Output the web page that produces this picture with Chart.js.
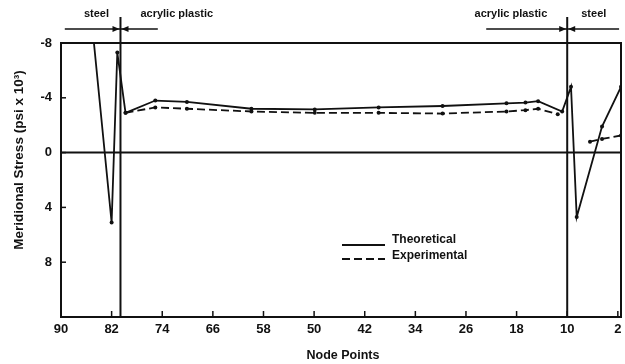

++++++++++++++++++++

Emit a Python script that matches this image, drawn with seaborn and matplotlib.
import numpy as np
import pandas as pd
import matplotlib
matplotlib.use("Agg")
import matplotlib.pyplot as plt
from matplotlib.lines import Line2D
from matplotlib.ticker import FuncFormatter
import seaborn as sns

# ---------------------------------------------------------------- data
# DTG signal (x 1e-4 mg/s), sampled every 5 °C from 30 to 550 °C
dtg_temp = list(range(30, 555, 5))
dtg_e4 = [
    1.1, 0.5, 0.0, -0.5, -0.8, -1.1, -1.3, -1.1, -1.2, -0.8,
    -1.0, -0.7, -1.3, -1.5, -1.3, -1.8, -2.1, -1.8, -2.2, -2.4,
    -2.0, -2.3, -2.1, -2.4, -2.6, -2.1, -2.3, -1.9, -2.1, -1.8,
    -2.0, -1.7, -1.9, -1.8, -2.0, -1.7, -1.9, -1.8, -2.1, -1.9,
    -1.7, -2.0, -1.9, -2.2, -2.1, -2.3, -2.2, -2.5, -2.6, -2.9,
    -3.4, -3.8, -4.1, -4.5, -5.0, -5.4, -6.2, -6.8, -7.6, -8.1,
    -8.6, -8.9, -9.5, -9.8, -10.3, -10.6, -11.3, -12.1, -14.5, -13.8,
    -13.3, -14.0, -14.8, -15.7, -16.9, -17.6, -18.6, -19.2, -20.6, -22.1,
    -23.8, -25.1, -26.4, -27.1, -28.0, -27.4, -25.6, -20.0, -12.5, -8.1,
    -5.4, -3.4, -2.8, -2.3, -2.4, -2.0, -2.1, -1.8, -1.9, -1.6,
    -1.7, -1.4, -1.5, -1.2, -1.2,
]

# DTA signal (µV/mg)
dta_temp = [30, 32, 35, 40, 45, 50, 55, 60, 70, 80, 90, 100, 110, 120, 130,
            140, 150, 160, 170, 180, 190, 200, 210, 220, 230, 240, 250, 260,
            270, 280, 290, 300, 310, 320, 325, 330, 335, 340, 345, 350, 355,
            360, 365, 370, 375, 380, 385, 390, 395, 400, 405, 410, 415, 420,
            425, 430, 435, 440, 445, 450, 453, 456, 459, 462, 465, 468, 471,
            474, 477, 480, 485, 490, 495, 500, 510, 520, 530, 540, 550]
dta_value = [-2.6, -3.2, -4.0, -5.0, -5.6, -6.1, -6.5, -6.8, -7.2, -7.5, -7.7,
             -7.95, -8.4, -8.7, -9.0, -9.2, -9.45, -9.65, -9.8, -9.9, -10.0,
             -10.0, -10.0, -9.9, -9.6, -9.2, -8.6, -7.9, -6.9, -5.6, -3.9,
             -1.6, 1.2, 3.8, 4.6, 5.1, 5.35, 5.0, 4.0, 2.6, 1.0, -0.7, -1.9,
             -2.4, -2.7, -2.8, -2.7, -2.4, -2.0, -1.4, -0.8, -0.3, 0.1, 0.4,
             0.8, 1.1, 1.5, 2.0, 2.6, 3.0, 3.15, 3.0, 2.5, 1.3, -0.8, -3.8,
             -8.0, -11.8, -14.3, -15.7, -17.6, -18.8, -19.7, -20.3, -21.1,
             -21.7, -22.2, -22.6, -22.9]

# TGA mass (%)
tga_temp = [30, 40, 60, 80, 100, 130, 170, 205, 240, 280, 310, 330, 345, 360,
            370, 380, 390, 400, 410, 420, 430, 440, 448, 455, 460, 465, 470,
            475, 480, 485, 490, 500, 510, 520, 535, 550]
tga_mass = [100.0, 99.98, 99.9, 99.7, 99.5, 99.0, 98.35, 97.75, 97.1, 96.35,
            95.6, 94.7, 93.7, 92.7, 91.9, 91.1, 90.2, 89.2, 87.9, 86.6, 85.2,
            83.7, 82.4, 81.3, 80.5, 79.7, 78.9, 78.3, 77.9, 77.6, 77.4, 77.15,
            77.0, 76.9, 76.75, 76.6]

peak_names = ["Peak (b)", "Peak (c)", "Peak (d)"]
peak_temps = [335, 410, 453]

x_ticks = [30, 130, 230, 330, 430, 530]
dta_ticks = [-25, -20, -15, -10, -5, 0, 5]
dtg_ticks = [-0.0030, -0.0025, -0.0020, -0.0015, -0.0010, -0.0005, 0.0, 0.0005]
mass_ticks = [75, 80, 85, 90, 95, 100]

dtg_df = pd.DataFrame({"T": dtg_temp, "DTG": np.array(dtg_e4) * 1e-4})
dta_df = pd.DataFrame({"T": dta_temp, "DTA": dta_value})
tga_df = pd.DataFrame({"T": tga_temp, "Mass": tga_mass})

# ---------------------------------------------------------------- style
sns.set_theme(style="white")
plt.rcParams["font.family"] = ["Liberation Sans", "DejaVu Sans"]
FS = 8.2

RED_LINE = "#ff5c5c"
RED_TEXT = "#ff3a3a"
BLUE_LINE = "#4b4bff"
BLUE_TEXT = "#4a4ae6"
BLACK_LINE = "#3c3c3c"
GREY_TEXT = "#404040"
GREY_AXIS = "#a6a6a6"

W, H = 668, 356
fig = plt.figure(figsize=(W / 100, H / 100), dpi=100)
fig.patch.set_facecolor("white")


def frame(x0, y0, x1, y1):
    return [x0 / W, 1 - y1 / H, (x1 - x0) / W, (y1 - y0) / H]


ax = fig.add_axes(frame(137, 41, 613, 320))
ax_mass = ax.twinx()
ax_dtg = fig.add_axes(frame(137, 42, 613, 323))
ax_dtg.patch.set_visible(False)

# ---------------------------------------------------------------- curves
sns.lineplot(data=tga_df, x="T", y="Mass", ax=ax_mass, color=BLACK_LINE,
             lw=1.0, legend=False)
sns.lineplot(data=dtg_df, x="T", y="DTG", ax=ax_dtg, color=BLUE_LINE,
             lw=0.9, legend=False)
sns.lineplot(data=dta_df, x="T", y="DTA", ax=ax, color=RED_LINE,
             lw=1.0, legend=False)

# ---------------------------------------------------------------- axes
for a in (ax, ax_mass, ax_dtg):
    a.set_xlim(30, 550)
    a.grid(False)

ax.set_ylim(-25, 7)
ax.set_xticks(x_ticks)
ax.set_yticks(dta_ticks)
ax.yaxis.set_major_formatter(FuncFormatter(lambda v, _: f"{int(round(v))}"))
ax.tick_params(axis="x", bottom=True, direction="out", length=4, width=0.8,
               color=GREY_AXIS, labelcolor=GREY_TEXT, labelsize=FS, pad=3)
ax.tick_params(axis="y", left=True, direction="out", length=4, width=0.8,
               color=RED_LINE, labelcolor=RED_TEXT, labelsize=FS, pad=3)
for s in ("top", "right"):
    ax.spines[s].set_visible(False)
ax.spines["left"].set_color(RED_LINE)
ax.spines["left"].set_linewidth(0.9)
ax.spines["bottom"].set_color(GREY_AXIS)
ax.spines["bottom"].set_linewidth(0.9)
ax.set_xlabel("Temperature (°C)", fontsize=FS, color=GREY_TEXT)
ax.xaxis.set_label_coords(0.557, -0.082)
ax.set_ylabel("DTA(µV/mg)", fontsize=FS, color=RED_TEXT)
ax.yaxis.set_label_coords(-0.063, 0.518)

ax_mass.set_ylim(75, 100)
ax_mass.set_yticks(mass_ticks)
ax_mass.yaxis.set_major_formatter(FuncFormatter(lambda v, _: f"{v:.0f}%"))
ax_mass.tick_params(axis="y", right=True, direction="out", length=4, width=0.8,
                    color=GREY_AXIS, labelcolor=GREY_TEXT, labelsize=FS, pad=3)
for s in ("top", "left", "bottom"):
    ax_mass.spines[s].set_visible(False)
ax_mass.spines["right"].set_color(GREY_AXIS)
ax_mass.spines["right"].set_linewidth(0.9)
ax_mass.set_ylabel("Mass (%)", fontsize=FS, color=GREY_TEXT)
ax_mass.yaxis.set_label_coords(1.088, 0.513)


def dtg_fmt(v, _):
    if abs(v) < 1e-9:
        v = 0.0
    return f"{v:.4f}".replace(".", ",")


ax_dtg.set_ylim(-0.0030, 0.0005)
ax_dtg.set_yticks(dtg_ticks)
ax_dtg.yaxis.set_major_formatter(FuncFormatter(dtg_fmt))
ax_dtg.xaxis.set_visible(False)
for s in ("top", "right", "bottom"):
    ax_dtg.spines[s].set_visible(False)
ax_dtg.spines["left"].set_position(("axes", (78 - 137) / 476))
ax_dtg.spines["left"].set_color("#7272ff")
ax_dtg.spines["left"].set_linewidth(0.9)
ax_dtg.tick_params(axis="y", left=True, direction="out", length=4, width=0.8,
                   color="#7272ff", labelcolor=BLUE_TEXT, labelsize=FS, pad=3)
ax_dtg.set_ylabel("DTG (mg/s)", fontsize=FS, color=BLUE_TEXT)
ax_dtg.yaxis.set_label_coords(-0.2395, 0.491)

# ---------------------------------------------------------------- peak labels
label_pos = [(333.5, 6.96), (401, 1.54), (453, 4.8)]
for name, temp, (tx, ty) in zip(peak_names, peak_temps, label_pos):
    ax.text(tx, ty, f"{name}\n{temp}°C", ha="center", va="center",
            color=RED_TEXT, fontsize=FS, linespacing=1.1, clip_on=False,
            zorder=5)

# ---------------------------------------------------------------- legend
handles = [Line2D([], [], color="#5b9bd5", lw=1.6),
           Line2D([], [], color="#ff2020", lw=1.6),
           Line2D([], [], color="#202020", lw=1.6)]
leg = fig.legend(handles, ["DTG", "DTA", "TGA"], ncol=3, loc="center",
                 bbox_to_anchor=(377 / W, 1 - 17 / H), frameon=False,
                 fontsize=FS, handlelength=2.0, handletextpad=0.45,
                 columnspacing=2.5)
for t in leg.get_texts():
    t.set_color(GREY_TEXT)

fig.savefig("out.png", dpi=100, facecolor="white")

++++++++++++++++++++

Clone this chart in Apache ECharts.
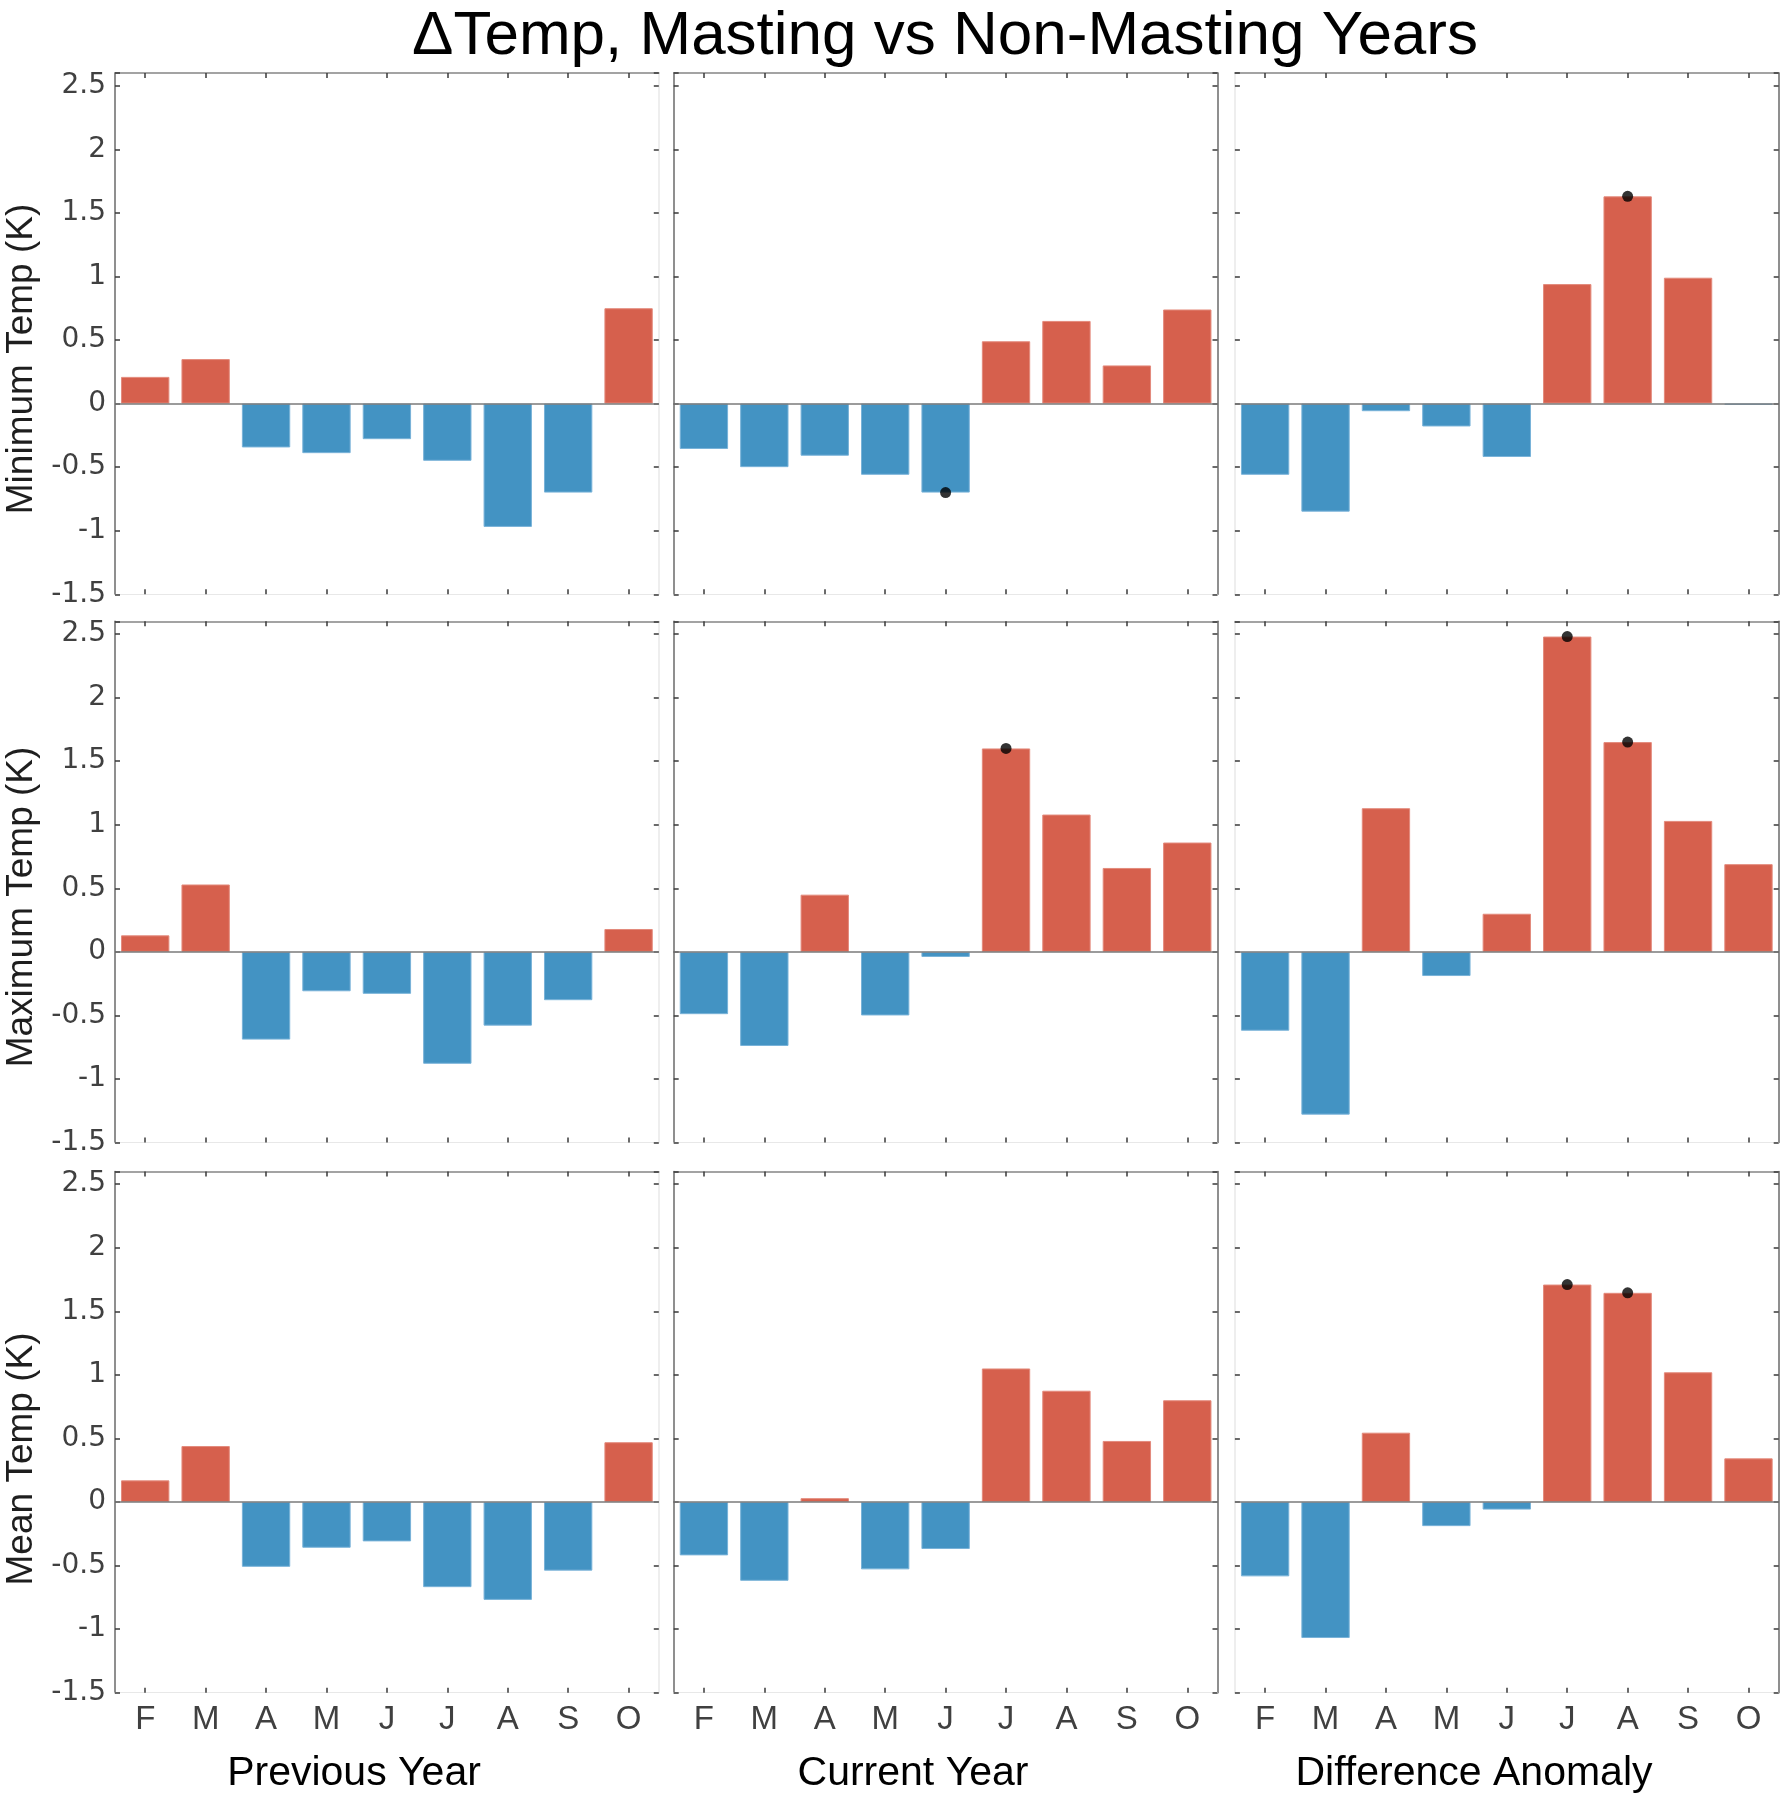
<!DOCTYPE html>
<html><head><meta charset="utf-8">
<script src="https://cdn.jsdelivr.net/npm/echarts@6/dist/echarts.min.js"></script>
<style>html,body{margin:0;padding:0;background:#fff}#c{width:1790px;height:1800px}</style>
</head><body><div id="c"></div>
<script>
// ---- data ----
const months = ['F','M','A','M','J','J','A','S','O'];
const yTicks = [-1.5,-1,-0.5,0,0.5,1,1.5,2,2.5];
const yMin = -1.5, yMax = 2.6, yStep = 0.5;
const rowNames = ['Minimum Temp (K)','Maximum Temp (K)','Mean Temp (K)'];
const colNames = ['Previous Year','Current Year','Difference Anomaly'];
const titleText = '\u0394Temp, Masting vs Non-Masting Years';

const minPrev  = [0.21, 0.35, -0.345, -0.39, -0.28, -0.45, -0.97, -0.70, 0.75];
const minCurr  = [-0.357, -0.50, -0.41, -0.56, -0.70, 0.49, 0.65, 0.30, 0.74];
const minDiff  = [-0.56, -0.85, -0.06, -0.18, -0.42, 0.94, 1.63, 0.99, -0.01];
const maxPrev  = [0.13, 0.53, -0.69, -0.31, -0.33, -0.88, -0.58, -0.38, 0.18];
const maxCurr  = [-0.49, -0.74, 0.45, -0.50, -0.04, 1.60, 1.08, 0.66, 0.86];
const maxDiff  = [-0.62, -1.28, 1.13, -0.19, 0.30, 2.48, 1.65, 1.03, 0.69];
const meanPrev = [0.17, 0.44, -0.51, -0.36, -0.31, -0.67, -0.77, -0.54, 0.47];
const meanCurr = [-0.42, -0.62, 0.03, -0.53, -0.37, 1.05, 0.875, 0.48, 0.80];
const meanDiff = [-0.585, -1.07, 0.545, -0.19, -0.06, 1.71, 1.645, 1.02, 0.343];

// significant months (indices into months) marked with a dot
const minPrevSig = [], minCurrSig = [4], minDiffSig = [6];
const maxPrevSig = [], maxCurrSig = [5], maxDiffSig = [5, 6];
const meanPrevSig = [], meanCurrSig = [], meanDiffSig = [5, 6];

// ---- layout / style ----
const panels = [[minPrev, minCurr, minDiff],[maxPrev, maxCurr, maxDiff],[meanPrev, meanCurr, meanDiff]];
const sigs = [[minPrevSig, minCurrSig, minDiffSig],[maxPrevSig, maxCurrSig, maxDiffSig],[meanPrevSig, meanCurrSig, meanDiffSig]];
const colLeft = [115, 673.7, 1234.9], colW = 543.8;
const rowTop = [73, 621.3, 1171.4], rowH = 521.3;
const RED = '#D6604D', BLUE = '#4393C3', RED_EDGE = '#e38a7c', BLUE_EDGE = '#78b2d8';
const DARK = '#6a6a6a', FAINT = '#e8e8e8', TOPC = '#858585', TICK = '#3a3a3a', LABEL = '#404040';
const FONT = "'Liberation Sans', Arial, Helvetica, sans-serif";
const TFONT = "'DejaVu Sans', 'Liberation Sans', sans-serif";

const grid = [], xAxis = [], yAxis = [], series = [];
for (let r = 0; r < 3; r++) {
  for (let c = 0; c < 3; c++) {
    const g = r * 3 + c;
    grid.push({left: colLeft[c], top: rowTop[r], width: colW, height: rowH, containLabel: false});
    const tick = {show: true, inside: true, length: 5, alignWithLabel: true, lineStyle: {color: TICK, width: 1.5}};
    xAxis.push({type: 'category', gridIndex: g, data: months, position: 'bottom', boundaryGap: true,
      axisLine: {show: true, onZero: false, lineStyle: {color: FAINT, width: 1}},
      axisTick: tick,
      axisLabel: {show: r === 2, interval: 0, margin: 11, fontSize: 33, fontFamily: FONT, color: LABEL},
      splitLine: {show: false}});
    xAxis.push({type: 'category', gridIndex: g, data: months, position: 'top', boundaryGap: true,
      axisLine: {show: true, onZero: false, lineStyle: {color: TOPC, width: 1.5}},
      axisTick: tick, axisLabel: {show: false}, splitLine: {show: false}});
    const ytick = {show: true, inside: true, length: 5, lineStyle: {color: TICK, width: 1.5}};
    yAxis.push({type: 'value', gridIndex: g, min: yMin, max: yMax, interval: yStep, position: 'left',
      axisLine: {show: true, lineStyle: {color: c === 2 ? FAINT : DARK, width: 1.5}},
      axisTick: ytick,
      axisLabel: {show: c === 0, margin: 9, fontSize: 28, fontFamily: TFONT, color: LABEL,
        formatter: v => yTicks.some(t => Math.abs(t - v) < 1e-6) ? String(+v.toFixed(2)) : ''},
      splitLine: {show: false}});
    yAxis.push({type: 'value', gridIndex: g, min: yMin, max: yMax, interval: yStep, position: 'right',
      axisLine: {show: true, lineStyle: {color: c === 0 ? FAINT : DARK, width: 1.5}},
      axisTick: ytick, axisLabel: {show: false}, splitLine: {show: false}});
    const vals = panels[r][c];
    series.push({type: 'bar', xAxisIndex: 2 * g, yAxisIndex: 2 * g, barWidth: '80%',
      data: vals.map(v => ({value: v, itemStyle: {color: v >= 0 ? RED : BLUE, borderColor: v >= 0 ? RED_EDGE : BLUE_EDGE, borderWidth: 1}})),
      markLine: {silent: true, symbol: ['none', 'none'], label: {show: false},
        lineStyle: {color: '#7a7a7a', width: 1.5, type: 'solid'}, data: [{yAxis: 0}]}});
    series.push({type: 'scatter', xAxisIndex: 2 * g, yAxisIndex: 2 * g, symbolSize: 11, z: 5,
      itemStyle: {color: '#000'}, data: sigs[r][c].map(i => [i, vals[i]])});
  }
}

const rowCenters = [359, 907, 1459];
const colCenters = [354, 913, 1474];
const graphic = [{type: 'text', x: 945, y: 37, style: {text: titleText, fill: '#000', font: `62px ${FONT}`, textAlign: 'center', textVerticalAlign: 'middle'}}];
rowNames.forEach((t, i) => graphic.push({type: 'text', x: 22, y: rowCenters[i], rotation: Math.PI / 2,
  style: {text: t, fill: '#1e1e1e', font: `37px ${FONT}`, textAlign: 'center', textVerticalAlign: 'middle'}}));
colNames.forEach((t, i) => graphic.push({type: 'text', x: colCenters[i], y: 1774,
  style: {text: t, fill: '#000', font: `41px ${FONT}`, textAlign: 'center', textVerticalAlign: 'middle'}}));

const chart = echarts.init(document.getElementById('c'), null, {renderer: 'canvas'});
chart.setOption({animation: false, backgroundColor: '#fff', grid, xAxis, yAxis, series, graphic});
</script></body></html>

++++++++++++++++++++

Task prompt =
Which lines hold the string "matplotlib"? Copy all of them from the data above.

Exercise response =
Emit a Python script that matches this image, drawn with seaborn and matplotlib.
import matplotlib
matplotlib.use("Agg")
import matplotlib.pyplot as plt
from matplotlib.lines import Line2D
from matplotlib.ticker import FuncFormatter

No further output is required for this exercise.